Rare Snow Rollers Form Across Idaho

Wikimedia Commons // Public Domain
Wikimedia Commons // Public Domain / Wikimedia Commons // Public Domain

Recently, two Idaho residents named Dan and Dennis Robbins stepped outside after a snowstorm. They witnessed a surreal site: dozens of icy cylinders made entirely from snow, strewn across a hill with no sign of human interference.

According to CityLab, these unusual hollow formations are called snow rollers. (They're also sometimes referred to as snow doughnuts.) They're extremely rare, and only form in very precise weather conditions. A strong wind picks up a chunk of snow on a hill, bluff, or other inclined surface and rolls it along the ground. As the snow piece moves, it picks up even more snow, growing larger and larger until it's eventually too big for the wind to push it any further.
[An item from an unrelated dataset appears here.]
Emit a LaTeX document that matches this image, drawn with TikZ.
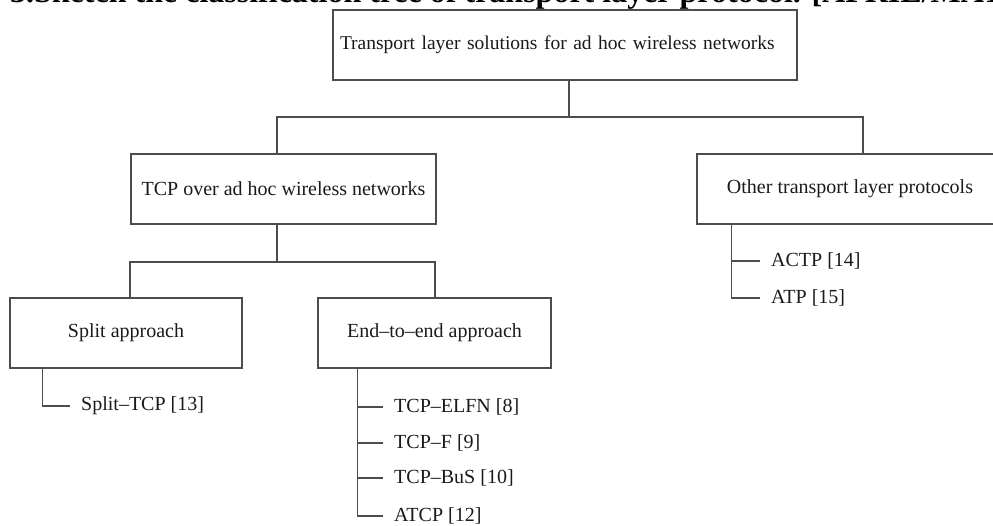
\documentclass[tikz,border=0pt]{standalone}
\usepackage{fontspec}
\setmainfont{Liberation Serif}
\usepackage{tikz}
\usetikzlibrary{positioning, calc}
\definecolor{lineGray}{HTML}{4d4d4d}
\definecolor{txtDark}{HTML}{1a1a1a}
\newcommand{\lblsize}{\fontsize{20}{24}\selectfont}

\begin{document}
\begin{tikzpicture}[x=1pt, y=-1pt, box/.style={draw=lineGray, line width=1.2pt, minimum height=70pt, inner sep=0pt, align=center, font=\lblsize, text=txtDark}, leaf/.style={anchor=west, inner xsep=11pt, inner ysep=0pt, font=\lblsize, text=txtDark}, edge/.style={draw=lineGray, line width=1.2pt}]
\useasboundingbox (0,0) rectangle (993,526);
\clip (0,0) rectangle (993,526);
\node[anchor=base west, inner sep=0pt, font=\fontsize{32}{36}\selectfont\bfseries] (title) at (10,3) {3.Sketch the classification tree of transport layer protocol. [APRIL/MAY};
\node[box, minimum width=464pt, text width=450pt, inner xsep=7pt, align=left, font=\fontsize{19.5}{24}\selectfont] (root) at (565,45) {Transport layer solutions for ad hoc wireless networks};
\node[box, minimum width=305pt] (tcp) at (283.5,189) {TCP over ad hoc wireless networks};
\node[box, minimum width=306pt] (other) at (850,189) {Other transport layer protocols};
\node[box, minimum width=232pt] (split) at (126,333) {Split approach};
\node[box, minimum width=233pt] (e2e) at (434.5,333) {End--to--end approach};
\node[leaf] (splittcp) at (70,406) {Split--TCP [13]};
\node[leaf] (elfn) at (383,407) {TCP--ELFN [8]};
\node[leaf] (tcpf) at (383,443) {TCP--F [9]};
\node[leaf] (bus) at (383,478) {TCP--BuS [10]};
\node[leaf] (atcp) at (383,516) {ATCP [12]};
\node[leaf] (actp) at (760,261) {ACTP [14]};
\node[leaf] (atp) at (760,298) {ATP [15]};
\coordinate (j1) at (569,117); \coordinate (j3) at (863,117);
\coordinate (j2) at (277,262); \coordinate (j4) at (435,262);
\draw[edge] (root.south -| j1) -- (j1);
\draw[edge] (tcp.north -| j2) |- (j3) -- (other.north -| j3);
\draw[edge] (tcp.south -| j2) -- (j2);
\draw[edge] ([xshift=4pt]split.north) |- (j4) -- (e2e.north -| j4);
\draw[edge] ([xshift=33pt]split.south west) |- (splittcp.west);
\draw[edge] ([xshift=40pt]e2e.south west) |- (atcp.west);
\foreach \n in {elfn, tcpf, bus} \draw[edge] (\n.west) -- (\n.west -| atcp.west) -- ++(-25pt,0);
\draw[edge] ([xshift=35pt]other.south west) |- (atp.west);
\draw[edge] (actp.west) -- ++(-28pt,0);
\end{tikzpicture}
\end{document}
The snow on the ground has to be the right mixture of wet and loose, icy and packed, for the accumulated mass to form a perfect wheel. In other words, the perfect (snow)storm of events needs to exist for snow rollers to blow into your own backyard. 

Throughout the past few years, snow rollers have been spotted everywhere from Washington State to Parkersburg, West Virginia and Norwood, New York. Last year, they popped up across Ohio, Illinois, and Pennsylvania. If you're lucky enough to see a snow roller in your own town this winter, take a picture. After all, they don't come along every day—and they won't last long.